As noted, most approaches do actually author DOCX by writing out native OOXML, whether that OOXML is generated by mapping HTML (as in https://github.com/MuhammetDilmac/Html2Docx), or through a DSL (as in https://github.com/jetruby/puredocx). (These tools also provide the necessary MIME wrapping around the document; the files that needed to be included are much more complicated than for DOC.) Tools such as these do not have full coverage of the formatting possibilities of OOXML—the "7500 pages specification" that Sauvage did not wish to engage with. (You may think Sauvage was exaggerating about the 7500 pages. He is not. The spec is available at http://standards.iso.org/ittf/PubliclyAvailableStandards/index.html under ISO/IEC 29500, in four parts.)
Html2Docx will do italics and images, for example, but it does not even provide for tables, let alone footnotes or mathematical formatting. If you want to include unsupported formatting into the tool, you can’t just save a Word document as HTML, and inspect the results (and you can’t just feed the outputted Word HTML through to the tool): you have to learn OOXML, and poke around the much more complex structure of that specification. (There is an Open XML SDK, which is what https://github.com/kannan-ar/MariGold.OpenXHTML relies on; but of course that just means you have to learn a complex SDK instead of a familiar HTML mapping.)
If and when Microsoft Word pulls support on DOC, that might be worthwhile. But for now, getting the OOXML coverage of tools like Html2Docx or puredocx up to the level we needed was, frankly, far more work than we were prepared to do, for marginal benefit.
There is one more approach to converting HTML worth describing, which is used by https://github.com/evidenceprime/html-docx-js. An HTML document can be embedded in a DOCX shell, as an MHT blob. So long as the images in the HTML document are inline-encoded, the document will open up as a native Word document, just as the DOC output of this gem does.
The good news with this approach is that, unlike this gem, the MHT import deals with full contemporary CSS and HTML 5 beautifully. If you put in HTML and CSS you find online, the result in Word will look pretty much the same. (It won’t understand any of the Javascript of course.)
The bad news is that this approach does only as much as HTML 5.0 + CSS 3.0 does. Word adds to CSS in its Word HTML variant, including such styling as page breaks, footnotes, headers and footers, tables of contents, and comments—formatting that is bound to a page model rather than a browser model of rendering. The MHT import understand some of this markup, but not enough:
MHT import understands Word HTML:
-
Table borders
-
Section breaks
-
Page breaks
-
Dotted tabs
-
List formatting (bullet choice, ordered list numbers style and styling)
-
Paragraph Keep With Next
-
Footnotes
-
Font settings for styles (but not consistently!)

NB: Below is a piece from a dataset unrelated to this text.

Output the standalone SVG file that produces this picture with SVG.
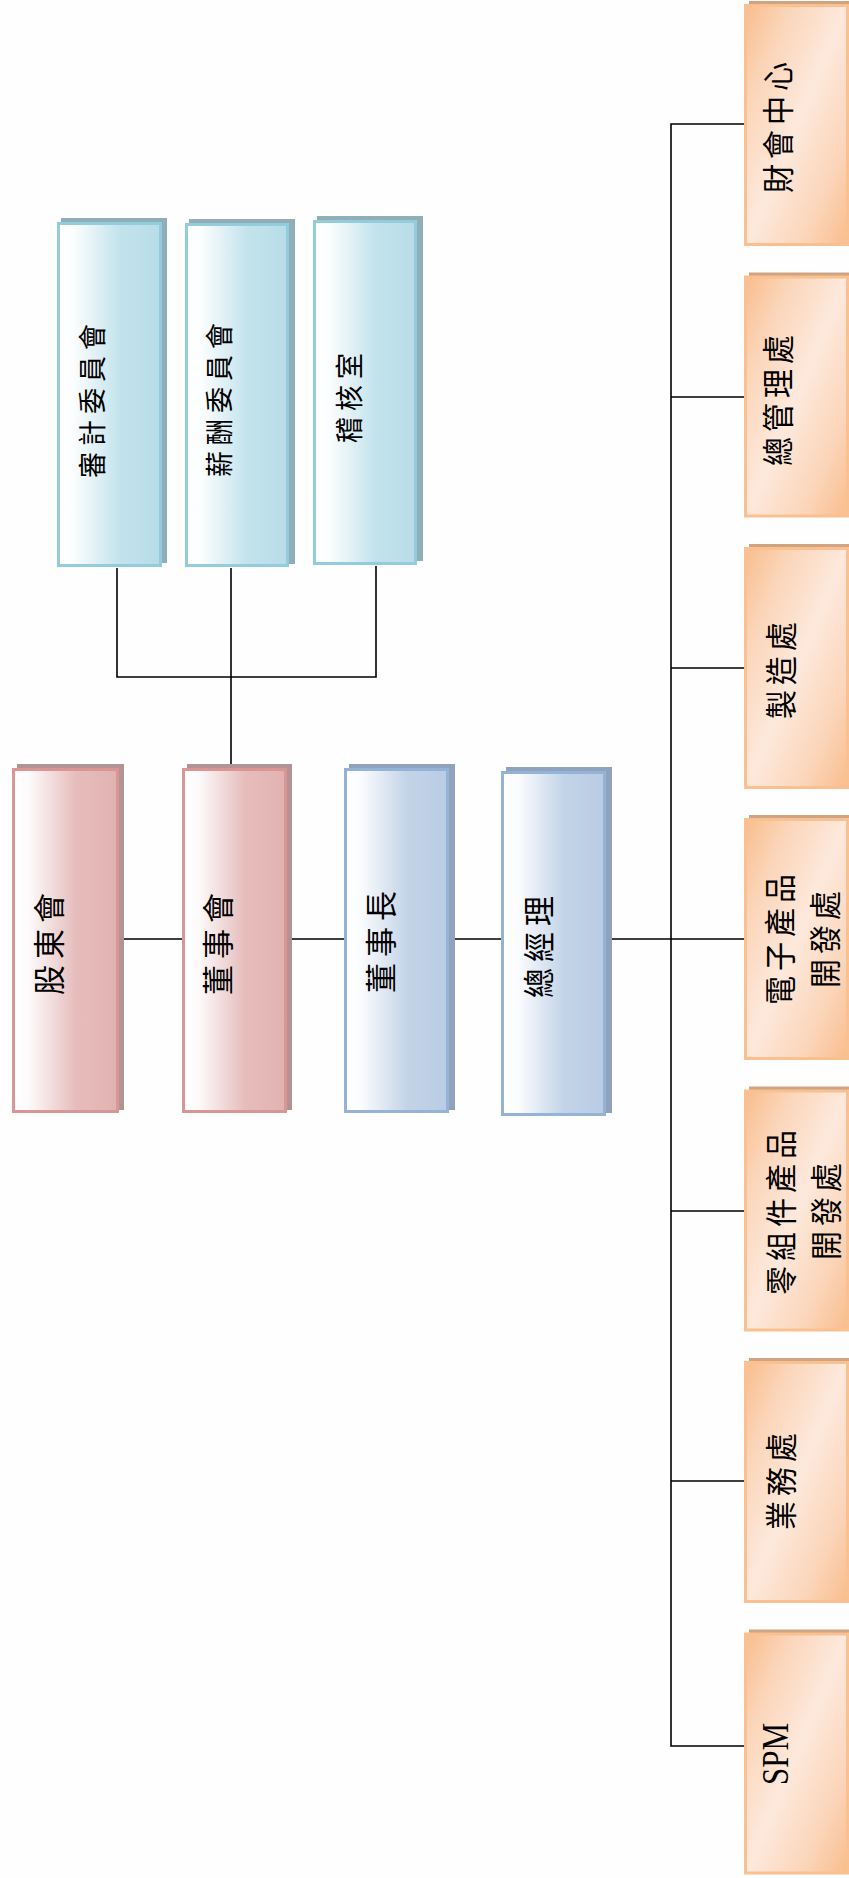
<svg xmlns="http://www.w3.org/2000/svg" width="849" height="1878" viewBox="0 0 849 1878">
<defs>
<linearGradient id="gPk" x1="0" y1="0" x2="1" y2="0">
<stop offset="0" stop-color="#ffffff"/><stop offset="0.15" stop-color="#fdfafa"/><stop offset="0.6" stop-color="#e6bdbc"/><stop offset="1" stop-color="#e2b2b2"/>
</linearGradient>
<linearGradient id="gBl" x1="0" y1="0" x2="1" y2="0">
<stop offset="0" stop-color="#ffffff"/><stop offset="0.15" stop-color="#fbfcfe"/><stop offset="0.6" stop-color="#c3d4e8"/><stop offset="1" stop-color="#b9cce4"/>
</linearGradient>
<linearGradient id="gTl" x1="0" y1="0" x2="1" y2="0">
<stop offset="0" stop-color="#ffffff"/><stop offset="0.15" stop-color="#fbfdfe"/><stop offset="0.6" stop-color="#c3e3ec"/><stop offset="1" stop-color="#b7dde8"/>
</linearGradient>
<linearGradient id="gOr" x1="0" y1="0" x2="1" y2="1">
<stop offset="0" stop-color="#f9bd8c"/><stop offset="0.22" stop-color="#fbd5b9"/><stop offset="0.5" stop-color="#fde9dc"/><stop offset="0.78" stop-color="#fbd5b9"/><stop offset="1" stop-color="#f9bd8c"/>
</linearGradient>
<style>
.bx{stroke-width:3}
.pk{fill:url(#gPk);stroke:#d99694}
.bl{fill:url(#gBl);stroke:#95b3d7}
.tl{fill:url(#gTl);stroke:#93cddd}
.or{fill:url(#gOr);stroke:#fac090}
.sPk{fill:#b39495}.sBl{fill:#8fa3bd}.sTl{fill:#91aeb7}.sOr{fill:#cfa482}
.t{font-family:"Noto Sans CJK TC","Noto Sans CJK SC",sans-serif;fill:#000;text-anchor:middle;dominant-baseline:central}
.tc{font-size:26px;letter-spacing:6px}
.tm{font-size:30px;letter-spacing:6px}
.to{font-size:29px;letter-spacing:5px}
.ts{font-family:"Liberation Serif",serif;font-size:31px;fill:#000;text-anchor:middle;dominant-baseline:central}
.ln{stroke:#000;stroke-width:1.6;fill:none}
</style>
</defs>
<rect width="849" height="1878" fill="#fefefe"/>

<g id="connectors">
<path class="ln" d="M117,568 V677 H376 V566 M231,568 V768"/>
<path class="ln" d="M119,939 H182 M286,939 H344 M449,939 H501 M606,939 H744"/>
<path class="ln" d="M744,124 H671 V1746 H744 M671,397 H744 M671,668 H744 M671,1211 H744 M671,1481 H744"/>
</g>

<g id="n_audit">
<rect class="sTl" x="61" y="218" width="106" height="345"/>
<rect class="bx tl" x="58.5" y="223.5" width="102" height="342"/>
<text class="t tc" transform="translate(90,398) rotate(-90) scale(1,1.1)">審計委員會</text>
</g>
<g id="n_comp">
<rect class="sTl" x="189" y="219" width="106" height="345"/>
<rect class="bx tl" x="186.5" y="224.5" width="101" height="341"/>
<text class="t tc" transform="translate(217,397) rotate(-90) scale(1,1.1)">薪酬委員會</text>
</g>
<g id="n_internal">
<rect class="sTl" x="317" y="216" width="106" height="345"/>
<rect class="bx tl" x="314.5" y="221.5" width="101" height="342"/>
<text class="t tc" transform="translate(347,395) rotate(-90) scale(1,1.1)">稽核室</text>
</g>

<g id="n_shareholders">
<rect class="sPk" x="17" y="764" width="107" height="346"/>
<rect class="bx pk" x="13.5" y="769.5" width="104" height="342"/>
<text class="t tm" transform="translate(47,941) rotate(-90) scale(1,1.05)">股東會</text>
</g>
<g id="n_board">
<rect class="sPk" x="187" y="764" width="105" height="346"/>
<rect class="bx pk" x="183.5" y="769.5" width="102" height="342"/>
<text class="t tm" transform="translate(216,941) rotate(-90) scale(1,1.05)">董事會</text>
</g>
<g id="n_chairman">
<rect class="sBl" x="349" y="764" width="106" height="346"/>
<rect class="bx bl" x="345.5" y="769.5" width="102" height="342"/>
<text class="t tm" transform="translate(379,939) rotate(-90) scale(1,1.05)">董事長</text>
</g>
<g id="n_gm">
<rect class="sBl" x="506" y="767" width="106" height="346"/>
<rect class="bx bl" x="502.5" y="772.5" width="102" height="342"/>
<text class="t tm" transform="translate(537,944) rotate(-90) scale(1,1.05)">總經理</text>
</g>

<g id="n_finance">
<rect class="sOr" x="749" y="1" width="100" height="242"/>
<rect class="bx or" x="745.5" y="5.5" width="102" height="239"/>
<text class="t to" transform="translate(777,125) rotate(-90) scale(1,1.08)">財會中心</text>
</g>
<g id="n_admin">
<rect class="sOr" x="749" y="272.5" width="100" height="242"/>
<rect class="bx or" x="745.5" y="277" width="102" height="239"/>
<text class="t to" transform="translate(777,398) rotate(-90) scale(1,1.08)">總管理處</text>
</g>
<g id="n_mfg">
<rect class="sOr" x="749" y="544" width="100" height="242"/>
<rect class="bx or" x="745.5" y="548.5" width="102" height="239"/>
<text class="t to" transform="translate(780,668) rotate(-90) scale(1,1.08)">製造處</text>
</g>
<g id="n_elec">
<rect class="sOr" x="749" y="815" width="100" height="242"/>
<rect class="bx or" x="745.5" y="819.5" width="102" height="239"/>
<text class="t to" transform="translate(779,937) rotate(-90) scale(1,1.08)">電子產品</text>
<text class="t to" transform="translate(824,937) rotate(-90) scale(1,1.08)">開發處</text>
</g>
<g id="n_parts">
<rect class="sOr" x="749" y="1086.5" width="100" height="242"/>
<rect class="bx or" x="745.5" y="1091" width="102" height="239"/>
<text class="t to" transform="translate(780,1210) rotate(-90) scale(1,1.08)">零組件產品</text>
<text class="t to" transform="translate(825,1209) rotate(-90) scale(1,1.08)">開發處</text>
</g>
<g id="n_sales">
<rect class="sOr" x="749" y="1358" width="100" height="242"/>
<rect class="bx or" x="745.5" y="1362.5" width="102" height="239"/>
<text class="t to" transform="translate(780,1479) rotate(-90) scale(1,1.08)">業務處</text>
</g>
<g id="n_spm">
<rect class="sOr" x="749" y="1629.5" width="100" height="242"/>
<rect class="bx or" x="745.5" y="1634" width="102" height="239"/>
<text class="ts" transform="translate(775,1754) rotate(-90) scale(1,1.2)">SPM</text>
</g>
</svg>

MHT import does not understand Word HTML:
-
Tables of Content
-
Spacing of paragraphs
-
Footnote references (the numbers are missing both from the text and from the footnote)
-
MathML
-
OOXML mathematical formatting
-
Headers and footers (which are in a separate file in Word HTML anyway)
-
Comments
For most purposes, the latter list is not likely to be a deal-breaker. (Paragraph spacing is likely the most pressing, but it can be faked with empty paragraphs.) In fact, we would recommend using the MHT import, as done by https://github.com/evidenceprime/html-docx-js, as a future-proof way of generating Word documents.
For our purposes, however, too much formatting was missing; mathematical formatting was critical. And because we are importing Word HTML back into the document, if the Word HTML formatting is rejected, we don’t have an alternative recourse: if the MHT import understands Word HTML footnotes but not Word HTML footnote references, it’s not obvious what else we can try to make it understand footnote references. For that reason, we are persevering with DOC as our output format.